___ Given data ___
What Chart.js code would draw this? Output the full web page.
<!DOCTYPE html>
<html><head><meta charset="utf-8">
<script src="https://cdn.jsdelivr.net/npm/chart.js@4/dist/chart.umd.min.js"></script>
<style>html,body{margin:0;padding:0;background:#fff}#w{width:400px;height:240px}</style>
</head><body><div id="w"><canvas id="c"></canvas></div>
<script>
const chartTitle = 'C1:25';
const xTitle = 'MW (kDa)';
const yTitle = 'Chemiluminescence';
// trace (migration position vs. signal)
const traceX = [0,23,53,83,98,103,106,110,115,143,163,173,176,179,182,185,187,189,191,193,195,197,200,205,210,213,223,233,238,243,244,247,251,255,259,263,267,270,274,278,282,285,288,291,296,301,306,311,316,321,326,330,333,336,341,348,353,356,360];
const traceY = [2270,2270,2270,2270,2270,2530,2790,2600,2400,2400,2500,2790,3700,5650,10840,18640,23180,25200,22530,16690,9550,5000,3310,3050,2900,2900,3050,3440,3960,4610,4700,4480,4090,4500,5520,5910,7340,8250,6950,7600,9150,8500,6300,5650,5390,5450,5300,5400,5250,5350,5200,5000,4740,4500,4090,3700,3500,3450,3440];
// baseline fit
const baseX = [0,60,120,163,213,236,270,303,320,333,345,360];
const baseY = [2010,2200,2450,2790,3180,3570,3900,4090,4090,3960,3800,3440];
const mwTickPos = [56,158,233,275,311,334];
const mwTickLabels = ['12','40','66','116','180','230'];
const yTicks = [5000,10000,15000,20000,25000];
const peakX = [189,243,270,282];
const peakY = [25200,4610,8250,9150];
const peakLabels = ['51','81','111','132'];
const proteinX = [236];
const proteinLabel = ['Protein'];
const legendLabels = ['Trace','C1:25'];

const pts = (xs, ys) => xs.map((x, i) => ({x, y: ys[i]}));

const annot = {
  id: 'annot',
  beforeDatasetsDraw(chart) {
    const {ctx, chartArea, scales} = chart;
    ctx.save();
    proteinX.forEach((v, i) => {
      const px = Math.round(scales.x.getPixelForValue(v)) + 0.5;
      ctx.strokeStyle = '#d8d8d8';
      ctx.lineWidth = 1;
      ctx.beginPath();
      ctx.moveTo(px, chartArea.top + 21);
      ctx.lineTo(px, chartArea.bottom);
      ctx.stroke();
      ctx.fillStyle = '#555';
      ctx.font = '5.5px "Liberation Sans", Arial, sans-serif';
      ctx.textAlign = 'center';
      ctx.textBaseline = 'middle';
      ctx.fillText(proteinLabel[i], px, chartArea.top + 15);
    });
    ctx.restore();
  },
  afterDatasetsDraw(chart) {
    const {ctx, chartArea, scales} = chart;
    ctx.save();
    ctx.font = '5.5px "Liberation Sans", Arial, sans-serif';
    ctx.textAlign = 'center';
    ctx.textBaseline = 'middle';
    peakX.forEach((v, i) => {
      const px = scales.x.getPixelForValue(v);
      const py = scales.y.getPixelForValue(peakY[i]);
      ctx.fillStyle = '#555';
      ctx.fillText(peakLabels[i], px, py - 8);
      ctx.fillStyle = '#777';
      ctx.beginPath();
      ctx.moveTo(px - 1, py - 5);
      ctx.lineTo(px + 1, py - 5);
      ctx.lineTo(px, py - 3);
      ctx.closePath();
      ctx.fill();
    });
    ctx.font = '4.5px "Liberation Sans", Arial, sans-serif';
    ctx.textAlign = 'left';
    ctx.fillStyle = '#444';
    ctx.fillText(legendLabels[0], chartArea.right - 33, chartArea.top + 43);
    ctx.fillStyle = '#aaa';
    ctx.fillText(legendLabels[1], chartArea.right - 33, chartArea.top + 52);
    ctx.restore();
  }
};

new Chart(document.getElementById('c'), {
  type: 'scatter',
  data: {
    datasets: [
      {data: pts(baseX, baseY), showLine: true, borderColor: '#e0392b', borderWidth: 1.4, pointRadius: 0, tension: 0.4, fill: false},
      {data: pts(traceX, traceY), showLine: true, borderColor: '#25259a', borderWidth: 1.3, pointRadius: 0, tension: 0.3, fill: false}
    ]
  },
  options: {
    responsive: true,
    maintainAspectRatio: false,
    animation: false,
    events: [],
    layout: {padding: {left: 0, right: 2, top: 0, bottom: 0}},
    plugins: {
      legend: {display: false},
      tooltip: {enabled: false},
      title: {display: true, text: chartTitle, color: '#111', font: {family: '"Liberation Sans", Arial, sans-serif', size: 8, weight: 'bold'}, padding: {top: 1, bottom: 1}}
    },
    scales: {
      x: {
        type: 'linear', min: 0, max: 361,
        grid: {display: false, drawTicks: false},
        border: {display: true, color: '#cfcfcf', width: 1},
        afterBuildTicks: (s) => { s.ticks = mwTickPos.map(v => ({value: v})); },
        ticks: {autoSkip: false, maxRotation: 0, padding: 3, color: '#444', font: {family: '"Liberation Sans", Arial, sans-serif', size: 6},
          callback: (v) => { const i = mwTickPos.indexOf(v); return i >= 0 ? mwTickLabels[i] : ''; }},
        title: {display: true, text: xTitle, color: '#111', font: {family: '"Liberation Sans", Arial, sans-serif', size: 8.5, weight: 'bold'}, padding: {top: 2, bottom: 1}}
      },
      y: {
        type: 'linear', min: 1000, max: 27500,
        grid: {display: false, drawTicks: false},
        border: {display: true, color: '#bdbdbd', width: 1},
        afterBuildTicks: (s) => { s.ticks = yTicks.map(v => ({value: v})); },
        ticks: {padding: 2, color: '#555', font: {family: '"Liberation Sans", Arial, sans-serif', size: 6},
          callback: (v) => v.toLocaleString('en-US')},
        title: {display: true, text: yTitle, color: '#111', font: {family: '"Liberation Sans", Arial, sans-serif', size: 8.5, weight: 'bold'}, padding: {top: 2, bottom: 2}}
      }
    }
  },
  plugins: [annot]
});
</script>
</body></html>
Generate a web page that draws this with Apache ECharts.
___
### What is being asked
Return every entry exactly as given.

### Response below
What Chart.js code would draw this? Output the full web page.
<!DOCTYPE html>
<html><head><meta charset="utf-8">
<script src="https://cdn.jsdelivr.net/npm/chart.js@4/dist/chart.umd.min.js"></script>
<style>html,body{margin:0;padding:0;background:#fff}#w{width:400px;height:240px}</style>
</head><body><div id="w"><canvas id="c"></canvas></div>
<script>
const chartTitle = 'C1:25';
const xTitle = 'MW (kDa)';
const yTitle = 'Chemiluminescence';
// trace (migration position vs. signal)
const traceX = [0,23,53,83,98,103,106,110,115,143,163,173,176,179,182,185,187,189,191,193,195,197,200,205,210,213,223,233,238,243,244,247,251,255,259,263,267,270,274,278,282,285,288,291,296,301,306,311,316,321,326,330,333,336,341,348,353,356,360];
const traceY = [2270,2270,2270,2270,2270,2530,2790,2600,2400,2400,2500,2790,3700,5650,10840,18640,23180,25200,22530,16690,9550,5000,3310,3050,2900,2900,3050,3440,3960,4610,4700,4480,4090,4500,5520,5910,7340,8250,6950,7600,9150,8500,6300,5650,5390,5450,5300,5400,5250,5350,5200,5000,4740,4500,4090,3700,3500,3450,3440];
// baseline fit
const baseX = [0,60,120,163,213,236,270,303,320,333,345,360];
const baseY = [2010,2200,2450,2790,3180,3570,3900,4090,4090,3960,3800,3440];
const mwTickPos = [56,158,233,275,311,334];
const mwTickLabels = ['12','40','66','116','180','230'];
const yTicks = [5000,10000,15000,20000,25000];
const peakX = [189,243,270,282];
const peakY = [25200,4610,8250,9150];
const peakLabels = ['51','81','111','132'];
const proteinX = [236];
const proteinLabel = ['Protein'];
const legendLabels = ['Trace','C1:25'];

const pts = (xs, ys) => xs.map((x, i) => ({x, y: ys[i]}));

const annot = {
  id: 'annot',
  beforeDatasetsDraw(chart) {
    const {ctx, chartArea, scales} = chart;
    ctx.save();
    proteinX.forEach((v, i) => {
      const px = Math.round(scales.x.getPixelForValue(v)) + 0.5;
      ctx.strokeStyle = '#d8d8d8';
      ctx.lineWidth = 1;
      ctx.beginPath();
      ctx.moveTo(px, chartArea.top + 21);
      ctx.lineTo(px, chartArea.bottom);
      ctx.stroke();
      ctx.fillStyle = '#555';
      ctx.font = '5.5px "Liberation Sans", Arial, sans-serif';
      ctx.textAlign = 'center';
      ctx.textBaseline = 'middle';
      ctx.fillText(proteinLabel[i], px, chartArea.top + 15);
    });
    ctx.restore();
  },
  afterDatasetsDraw(chart) {
    const {ctx, chartArea, scales} = chart;
    ctx.save();
    ctx.font = '5.5px "Liberation Sans", Arial, sans-serif';
    ctx.textAlign = 'center';
    ctx.textBaseline = 'middle';
    peakX.forEach((v, i) => {
      const px = scales.x.getPixelForValue(v);
      const py = scales.y.getPixelForValue(peakY[i]);
      ctx.fillStyle = '#555';
      ctx.fillText(peakLabels[i], px, py - 8);
      ctx.fillStyle = '#777';
      ctx.beginPath();
      ctx.moveTo(px - 1, py - 5);
      ctx.lineTo(px + 1, py - 5);
      ctx.lineTo(px, py - 3);
      ctx.closePath();
      ctx.fill();
    });
    ctx.font = '4.5px "Liberation Sans", Arial, sans-serif';
    ctx.textAlign = 'left';
    ctx.fillStyle = '#444';
    ctx.fillText(legendLabels[0], chartArea.right - 33, chartArea.top + 43);
    ctx.fillStyle = '#aaa';
    ctx.fillText(legendLabels[1], chartArea.right - 33, chartArea.top + 52);
    ctx.restore();
  }
};

new Chart(document.getElementById('c'), {
  type: 'scatter',
  data: {
    datasets: [
      {data: pts(baseX, baseY), showLine: true, borderColor: '#e0392b', borderWidth: 1.4, pointRadius: 0, tension: 0.4, fill: false},
      {data: pts(traceX, traceY), showLine: true, borderColor: '#25259a', borderWidth: 1.3, pointRadius: 0, tension: 0.3, fill: false}
    ]
  },
  options: {
    responsive: true,
    maintainAspectRatio: false,
    animation: false,
    events: [],
    layout: {padding: {left: 0, right: 2, top: 0, bottom: 0}},
    plugins: {
      legend: {display: false},
      tooltip: {enabled: false},
      title: {display: true, text: chartTitle, color: '#111', font: {family: '"Liberation Sans", Arial, sans-serif', size: 8, weight: 'bold'}, padding: {top: 1, bottom: 1}}
    },
    scales: {
      x: {
        type: 'linear', min: 0, max: 361,
        grid: {display: false, drawTicks: false},
        border: {display: true, color: '#cfcfcf', width: 1},
        afterBuildTicks: (s) => { s.ticks = mwTickPos.map(v => ({value: v})); },
        ticks: {autoSkip: false, maxRotation: 0, padding: 3, color: '#444', font: {family: '"Liberation Sans", Arial, sans-serif', size: 6},
          callback: (v) => { const i = mwTickPos.indexOf(v); return i >= 0 ? mwTickLabels[i] : ''; }},
        title: {display: true, text: xTitle, color: '#111', font: {family: '"Liberation Sans", Arial, sans-serif', size: 8.5, weight: 'bold'}, padding: {top: 2, bottom: 1}}
      },
      y: {
        type: 'linear', min: 1000, max: 27500,
        grid: {display: false, drawTicks: false},
        border: {display: true, color: '#bdbdbd', width: 1},
        afterBuildTicks: (s) => { s.ticks = yTicks.map(v => ({value: v})); },
        ticks: {padding: 2, color: '#555', font: {family: '"Liberation Sans", Arial, sans-serif', size: 6},
          callback: (v) => v.toLocaleString('en-US')},
        title: {display: true, text: yTitle, color: '#111', font: {family: '"Liberation Sans", Arial, sans-serif', size: 8.5, weight: 'bold'}, padding: {top: 2, bottom: 2}}
      }
    }
  },
  plugins: [annot]
});
</script>
</body></html>
Generate a web page that draws this with Apache ECharts.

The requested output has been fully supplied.